== GIVEN INFORMATION
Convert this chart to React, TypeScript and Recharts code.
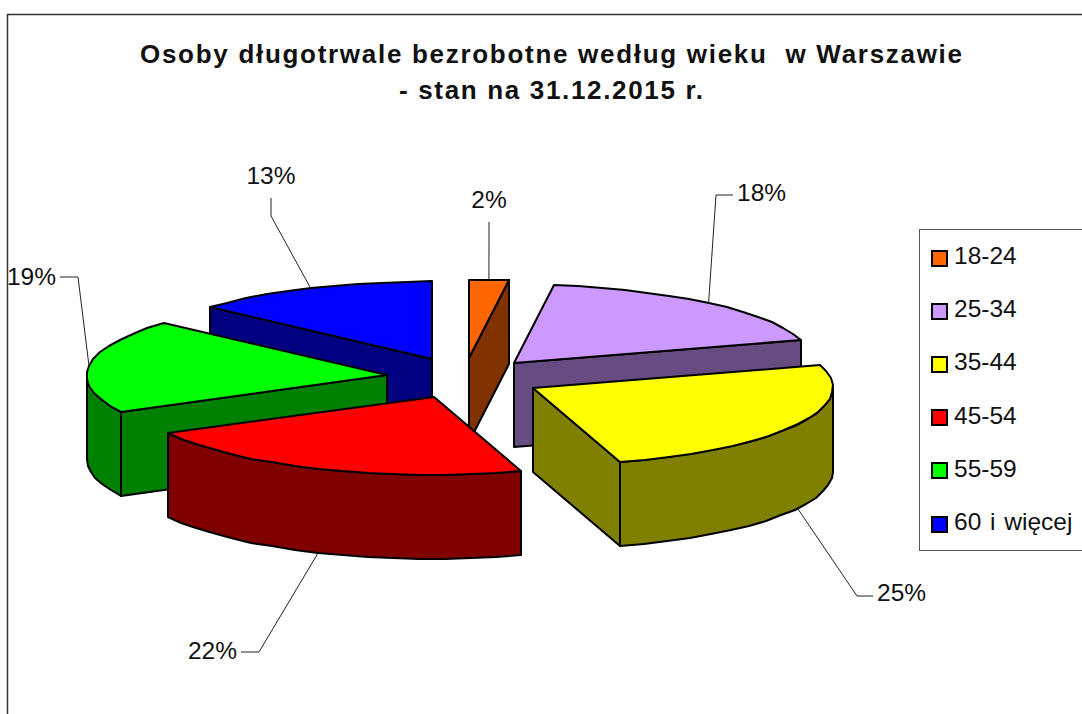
import React from "react";
import { PieChart, Pie, Legend } from "recharts";

const AGE_GROUPS = ["18-24", "25-34", "35-44", "45-54", "55-59", "60 i więcej"];
const SHARES = [2.1, 18.2, 25.0, 22.0, 19.4, 13.3];
const TITLE_LINES = ["Osoby długotrwale bezrobotne według wieku  w Warszawie", "- stan na 31.12.2015 r."];

const TOP_COLORS = ["#ff6600", "#cc99ff", "#ffff00", "#ff0000", "#00ff00", "#0000ff"];
const SIDE_COLORS = ["#803300", "#664c80", "#808000", "#800000", "#008000", "#000080"];

// back slices first, front ones last
const PAINT_ORDER = ["60 i więcej", "18-24", "25-34", "55-59", "35-44", "45-54"];

const FONT = "'Liberation Sans', Arial, sans-serif";
const SQUASH = 0.26;
const DEPTH = 84;
const EXPLODE = 0.26;

// elbow and end of the leader line, where the text sits
const LEADERS: Record<string, { elbow: number[]; end: number[]; text: number[]; anchor: string; front?: boolean }> = {
  "18-24": { elbow: [489, 240], end: [489, 222], text: [489, 208], anchor: "middle" },
  "25-34": { elbow: [716, 195], end: [733, 195], text: [737, 201], anchor: "start" },
  "35-44": { elbow: [857, 596], end: [873, 596], text: [877, 601], anchor: "start", front: true },
  "45-54": { elbow: [259, 652], end: [241, 652], text: [237, 659], anchor: "end", front: true },
  "55-59": { elbow: [78, 277], end: [60, 277], text: [56, 285], anchor: "end" },
  "60 i więcej": { elbow: [271, 216], end: [271, 198], text: [271, 184], anchor: "middle" },
};

const rad = (a: number) => (a * Math.PI) / 180;

// recharts angle -> squashed point on the rim
const rim = (cx: number, cy: number, r: number, angle: number) => [
  cx + r * Math.cos(rad(angle)),
  cy - r * SQUASH * Math.sin(rad(angle)),
];

const explodedCentre = (cx: number, cy: number, r: number, mid: number) =>
  rim(cx, cy, r * EXPLODE, mid);

const toPath = (pts: number[][]) =>
  "M" + pts.map((p) => `${Math.round(p[0])},${Math.round(p[1])}`).join("L") + "Z";

const arcPoints = (cx: number, cy: number, r: number, from: number, to: number) => {
  const n = Math.max(1, Math.ceil(Math.abs(from - to) / 5));
  const pts: number[][] = [];
  for (let i = 0; i <= n; i++) pts.push(rim(cx, cy, r, from + ((to - from) * i) / n));
  return pts;
};

const down = (p: number[]) => [p[0], p[1] + DEPTH];

function Slice3D(props: any) {
  const { cx, cy, outerRadius: r, startAngle, endAngle, name, only } = props;
  if (name !== only) return null;
  const i = AGE_GROUPS.indexOf(name);
  const mid = (startAngle + endAngle) / 2;
  const [ox, oy] = explodedCentre(cx, cy, r, mid);
  const arc = arcPoints(ox, oy, r, startAngle, endAngle);
  const apex = [ox, oy];
  const first = arc[0];
  const last = arc[arc.length - 1];
  const stroke = { stroke: "#000", strokeWidth: 2, strokeLinejoin: "round" as const };

  // cut faces are only seen when they turn towards the viewer
  const showStart = Math.cos(rad(startAngle)) < -0.01;
  const showEnd = Math.cos(rad(endAngle)) > 0.01;

  // outer wall: only the part of the rim facing the viewer
  const walls: number[][][] = [];
  for (const [a, b] of [[0, -180], [-360, -540]]) {
    const s = Math.min(startAngle, a);
    const e = Math.max(endAngle, b);
    if (s > e) {
      const top = arcPoints(ox, oy, r, s, e);
      walls.push([...top, ...top.map(down).reverse()]);
    }
  }

  return (
    <g>
      {showStart && <path d={toPath([apex, first, down(first), down(apex)])} fill={SIDE_COLORS[i]} {...stroke} />}
      {showEnd && <path d={toPath([apex, last, down(last), down(apex)])} fill={SIDE_COLORS[i]} {...stroke} />}
      {walls.map((w, k) => (
        <path key={k} d={toPath(w)} fill={SIDE_COLORS[i]} {...stroke} />
      ))}
      <path d={toPath([apex, ...arc])} fill={TOP_COLORS[i]} {...stroke} />
    </g>
  );
}

function SliceLabel(props: any) {
  const { cx, cy, outerRadius: r, midAngle, percent, name, only } = props;
  if (name !== only) return null;
  const l = LEADERS[name];
  const [ox, oy] = explodedCentre(cx, cy, r, midAngle);
  const start = rim(ox, oy, r, midAngle);
  const y0 = l.front ? start[1] + DEPTH : start[1];
  return (
    <g>
      <polyline
        points={`${start[0]},${y0} ${l.elbow.join(",")} ${l.end.join(",")}`}
        fill="none"
        stroke="#222"
        strokeWidth={1}
      />
      <text x={l.text[0]} y={l.text[1]} textAnchor={l.anchor as any} fontFamily={FONT} fontSize={24.5} fill="#111">
        {Math.round(percent * 100)}%
      </text>
    </g>
  );
}

function AgeLegend() {
  return (
    <div style={{ position: "relative", width: 200, height: 322, boxSizing: "border-box", border: "1.5px solid #555", background: "#fff" }}>
      {AGE_GROUPS.map((g, i) => (
        <div key={g} style={{ position: "absolute", left: 11, top: 20 + i * 53.2, display: "flex", alignItems: "center", height: 16, whiteSpace: "nowrap" }}>
          <span style={{ width: 13, height: 13, border: "2px solid #000", background: TOP_COLORS[i], display: "inline-block", flex: "none" }} />
          <span style={{ marginLeft: 6, marginTop: -4, fontFamily: FONT, fontSize: 24.5, wordSpacing: 2, color: "#111" }}>{g}</span>
        </div>
      ))}
    </div>
  );
}

const pieData = AGE_GROUPS.map((name, i) => ({ name, value: SHARES[i] }));

export default function App() {
  return (
    <div style={{ position: "absolute", left: 0, top: 0, width: 1082, height: 714, background: "#fff", overflow: "hidden" }}>
      <PieChart width={1082} height={714} margin={{ top: 0, right: 0, bottom: 0, left: 0 }}>
        <path d="M7.5,714V14.5H1082" fill="none" stroke="#333" strokeWidth={1.5} />
        <text x={140} y={63} textLength={822} lengthAdjust="spacing" fontFamily={FONT} fontWeight="bold" fontSize={26} fill="#111" xmlSpace="preserve">
          {TITLE_LINES[0]}
        </text>
        <text x={399} y={99} textLength={304} lengthAdjust="spacing" fontFamily={FONT} fontWeight="bold" fontSize={26} fill="#111">
          {TITLE_LINES[1]}
        </text>
        {PAINT_ORDER.map((only) => (
          <Pie
            key={only}
            data={pieData}
            dataKey="value"
            nameKey="name"
            cx={464}
            cy={378}
            outerRadius={300}
            startAngle={90}
            endAngle={-270}
            isAnimationActive={false}
            legendType="none"
            labelLine={false}
            label={(p: any) => <SliceLabel {...p} only={only} />}
            shape={(p: any) => <Slice3D {...p} only={only} />}
          />
        ))}
        <Legend
          content={<AgeLegend />}
          wrapperStyle={{ position: "absolute", left: 919, top: 229, width: 200, height: 322 }}
        />
      </PieChart>
    </div>
  );
}
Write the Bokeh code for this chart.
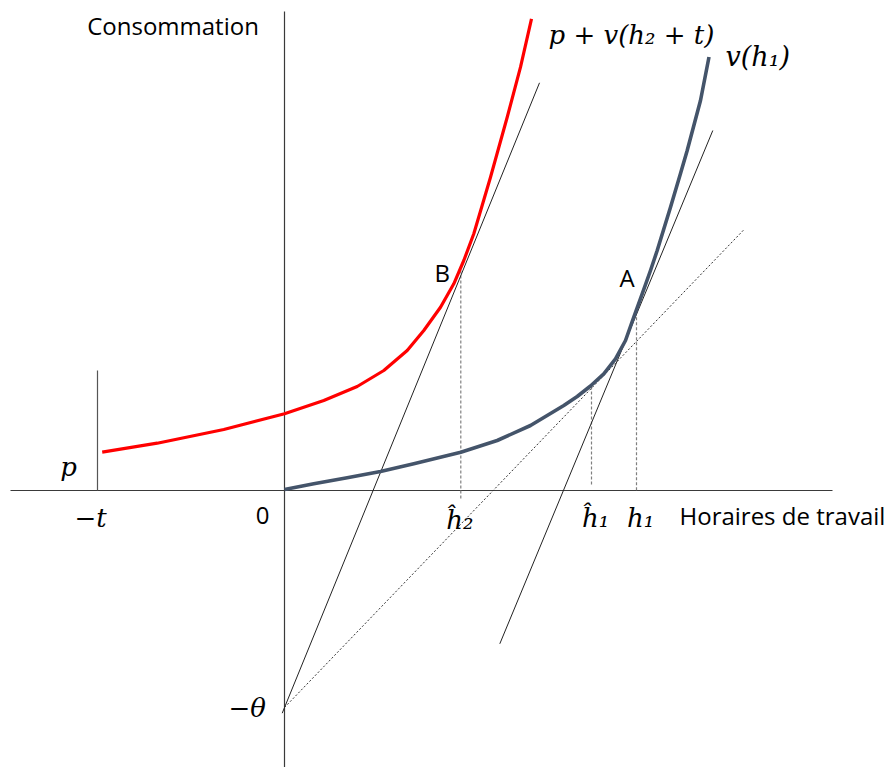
from bokeh.plotting import figure
from bokeh.models import Range1d
from bokeh.core.properties import value
from bokeh.embed import file_html
from bokeh.resources import INLINE

# ---- data (chart units: hours of work on x, consumption on y) ----
# red curve: p + v(h2 + t)
red_h = [-18.23, -12.73, -6.07, 0.0, 3.93, 7.27, 9.93, 12.27, 13.93, 15.6,
         16.93, 17.93, 18.93, 20.6, 22.27, 23.6, 24.7]
red_c = [3.83, 4.73, 6.1, 7.67, 9.0, 10.4, 12.0, 14.0, 16.0, 18.33,
         20.67, 23.0, 25.67, 31.33, 37.33, 42.33, 47.17]

# gray curve: v(h1)
gray_h = [0.0, 2.93, 6.27, 9.6, 12.93, 17.63, 21.27, 24.6, 27.93, 29.27, 30.6,
          31.93, 33.1, 34.1, 34.93, 35.77, 36.6, 37.27, 38.6, 39.6, 40.27,
          41.6, 42.45]
gray_c = [0.1, 0.67, 1.27, 1.9, 2.67, 3.83, 5.0, 6.5, 8.5, 9.4, 10.45,
          11.67, 13.17, 15.0, 17.33, 19.67, 22.0, 24.0, 28.33, 31.7, 34.0,
          39.0, 43.35]

# key values
t_val = 18.7          # -t on the horizontal axis
p_top = 12.0          # top of the vertical marker at -t
theta = 21.7          # -theta on the vertical axis
h2_hat = 17.63
h1_hat = 30.7
h1 = 35.2
B_c = 22.0
h1_hat_c = 10.4
A_c = 17.33

# straight lines (start x, start y, end x, end y)
tangent_B = [-0.23, -22.27, 25.5, 40.77]
tangent_A = [21.53, -15.33, 42.83, 36.0]
tangent_dash = [0.0, -21.7, 45.93, 26.07]

# axes extents
x_axis = [-27.4, 54.8]
y_axis = [47.9, -28.0]

# labels
lbl_y_axis = "Consommation"
lbl_x_axis = "Horaires de travail"
lbl_red = "p + v(h\u2082 + t)"
lbl_gray = "v(h\u2081)"
tick_texts = ["\u2212t", "\u0125\u2082", "\u0125\u2081", "h\u2081"]
pt_labels = ["B", "A"]

# ---- figure ----
p = figure(width=892, height=767, x_range=Range1d(-28.4, 60.8),
           y_range=Range1d(-27.7, 49.0), x_axis_type=None, y_axis_type=None,
           output_backend="svg", toolbar_location=None, min_border=0)
p.grid.visible = False
p.outline_line_color = None
p.background_fill_color = "white"

axis_col = "#3a3a3a"
# axes
p.segment(x0=[x_axis[0]], y0=[0], x1=[x_axis[1]], y1=[0], line_color=axis_col, line_width=1.2)
p.segment(x0=[0], y0=[y_axis[0]], x1=[0], y1=[y_axis[1]], line_color=axis_col, line_width=1.2)
# -t marker
p.segment(x0=[-t_val], y0=[0], x1=[-t_val], y1=[p_top], line_color="#555555", line_width=1.2)

# dashed verticals
p.segment(x0=[h2_hat, h1_hat, h1], y0=[B_c, h1_hat_c, A_c],
          x1=[h2_hat, h1_hat, h1], y1=[-0.8, 0.5, 0.0],
          line_color="#7f7f7f", line_width=1.2, line_dash="3 2")

# tangent lines
p.segment(x0=[tangent_B[0], tangent_A[0]], y0=[tangent_B[1], tangent_A[1]],
          x1=[tangent_B[2], tangent_A[2]], y1=[tangent_B[3], tangent_A[3]],
          line_color="#222222", line_width=1.0)
p.segment(x0=[tangent_dash[0]], y0=[tangent_dash[1]], x1=[tangent_dash[2]], y1=[tangent_dash[3]],
          line_color="#333333", line_width=1.0, line_dash="2 2")

# curves
p.line(red_h, red_c, line_color="#ff0000", line_width=3.2, line_join="round")
p.line(gray_h, gray_c, line_color="#44546a", line_width=3.6, line_join="round")

sans = value("Open Sans")
serif = value("DejaVu Serif")

# sans labels
p.text(x=[-19.73], y=[46.5], text=[lbl_y_axis], text_font=sans, text_font_size="24px",
       text_align="left", text_baseline="middle", text_color="black")
p.text(x=[39.5], y=[-2.5], text=[lbl_x_axis], text_font=sans, text_font_size="24px",
       text_align="left", text_baseline="middle", text_color="black")
p.text(x=[-2.2], y=[-2.5], text=["0"], text_font=sans, text_font_size="24px",
       text_align="center", text_baseline="middle", text_color="black")
p.text(x=[15.77, 34.27], y=[21.83, 21.33], text=pt_labels, text_font=sans,
       text_font_size="24px", text_align="center", text_baseline="middle", text_color="black")

# math labels
p.text(x=[26.4], y=[45.6], text=[lbl_red], text_font=serif, text_font_style="italic",
       text_font_size="26px", text_align="left", text_baseline="middle", text_color="black")
p.text(x=[44.1], y=[43.4], text=[lbl_gray], text_font=serif, text_font_style="italic",
       text_font_size="27px", text_align="left", text_baseline="middle", text_color="black")
p.text(x=[-21.6], y=[2.4], text=["p"], text_font=serif, text_font_style="italic",
       text_font_size="26px", text_align="center", text_baseline="middle", text_color="black")
p.text(x=[-t_val - 0.7, h2_hat - 0.1, h1_hat + 0.4, h1 + 0.4], y=[-2.7, -2.9, -2.7, -2.7],
       text=tick_texts, text_font=serif, text_font_style="italic",
       text_font_size="26px", text_align="center", text_baseline="middle", text_color="black")
p.text(x=[-3.73], y=[-theta], text=["\u2212\u03b8"], text_font=serif, text_font_style="italic",
       text_font_size="26px", text_align="center", text_baseline="middle", text_color="black")

open("out.html", "w").write(file_html(p, INLINE))
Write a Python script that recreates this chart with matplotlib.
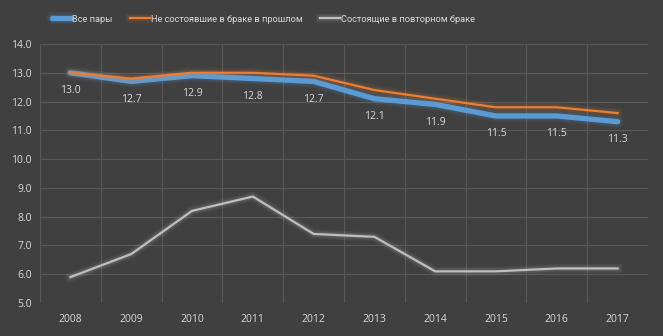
### Import ###

import numpy as np
import matplotlib.pyplot as plt
import matplotlib.patheffects as pe

### Data ###

years = ['2008', '2009', '2010', '2011', '2012', '2013', '2014', '2015', '2016', '2017']
all_pairs = [13.0, 12.7, 12.9, 12.8, 12.7, 12.1, 11.9, 11.5, 11.5, 11.3]
never_married = [13.0, 12.8, 13.0, 13.0, 12.9, 12.4, 12.1, 11.8, 11.8, 11.6]
remarried = [5.9, 6.7, 8.2, 8.7, 7.4, 7.3, 6.1, 6.1, 6.2, 6.2]
y_ticks = [5.0, 6.0, 7.0, 8.0, 9.0, 10.0, 11.0, 12.0, 13.0, 14.0]

labels = ['Все пары', 'Не состоявшие в браке в прошлом', 'Состоящие в повторном браке']

### Style ###

bg = '#404040'
txt = '#d9d9d9'
grid = '#595959'
plt.rcParams['font.family'] = ['Open Sans', 'DejaVu Sans']

fig = plt.figure(figsize=(6.63, 3.36), dpi=100, facecolor=bg)
ax = fig.add_axes([40/663, 1 - 303/336, 608/663, 259/336])
ax.set_facecolor(bg)

x = np.arange(len(years))

def glow(color, w):
    # soft halo like the excel chart
    return [pe.Stroke(linewidth=w + 5, foreground=color, alpha=0.08),
            pe.Stroke(linewidth=w + 2.5, foreground=color, alpha=0.12),
            pe.Normal()]

ax.plot(x, remarried, color='#bfbfbf', lw=1.6, label=labels[2],
        path_effects=glow('#bfbfbf', 1.6), zorder=3)
ax.plot(x, all_pairs, color='#5b9bd5', lw=3.8, label=labels[0],
        path_effects=glow('#5b9bd5', 3.8), zorder=4, solid_capstyle='round')
ax.plot(x, never_married, color='#ed7d31', lw=1.6, label=labels[1],
        path_effects=glow('#ed7d31', 1.6), zorder=5)

# value labels under the blue line
for xi, v in zip(x, all_pairs):
    ax.annotate(f'{v:.1f}', (xi, v), xytext=(0, -9), textcoords='offset points',
                ha='center', va='top', color=txt, fontsize=7.5)

ax.set_xlim(-0.5, len(years) - 0.5)
ax.set_ylim(5, 14)
ax.set_yticks(y_ticks)
ax.set_yticklabels([f'{t:.1f}' for t in y_ticks])
ax.set_xticks(x)
ax.set_xticklabels(years)
ax.set_xticks(np.arange(-0.5, len(years)), minor=True)

ax.grid(axis='y', which='major', color=grid, lw=0.8)
ax.grid(axis='x', which='minor', color=grid, lw=0.8)
ax.set_axisbelow(True)
ax.tick_params(which='both', length=0, colors=txt, labelsize=7.5)
ax.tick_params(axis='x', pad=8)
ax.tick_params(axis='y', pad=6)
for s in ax.spines.values():
    s.set_visible(False)

h, l = ax.get_legend_handles_labels()
order = [1, 2, 0]
leg = fig.legend([h[i] for i in order], [l[i] for i in order], loc='center',
                 bbox_to_anchor=(0.397, 1 - 19/336), ncol=3, frameon=False,
                 prop={'family': ['Roboto', 'DejaVu Sans'], 'size': 6.7},
                 handlelength=2.1, handletextpad=0.1,
                 columnspacing=1.9, labelcolor=txt)

fig.savefig('out.png', dpi=100, facecolor=bg)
====
Restate the lines of the records exactly, starting at the first and stopping after the line with "const EXPLODE = 0.26;". Leave out any picture.

Convert this chart to React, TypeScript and Recharts code.
import React from "react";
import { PieChart, Pie, Legend } from "recharts";

const AGE_GROUPS = ["18-24", "25-34", "35-44", "45-54", "55-59", "60 i więcej"];
const SHARES = [2.1, 18.2, 25.0, 22.0, 19.4, 13.3];
const TITLE_LINES = ["Osoby długotrwale bezrobotne według wieku  w Warszawie", "- stan na 31.12.2015 r."];

const TOP_COLORS = ["#ff6600", "#cc99ff", "#ffff00", "#ff0000", "#00ff00", "#0000ff"];
const SIDE_COLORS = ["#803300", "#664c80", "#808000", "#800000", "#008000", "#000080"];

// back slices first, front ones last
const PAINT_ORDER = ["60 i więcej", "18-24", "25-34", "55-59", "35-44", "45-54"];

const FONT = "'Liberation Sans', Arial, sans-serif";
const SQUASH = 0.26;
const DEPTH = 84;
const EXPLODE = 0.26;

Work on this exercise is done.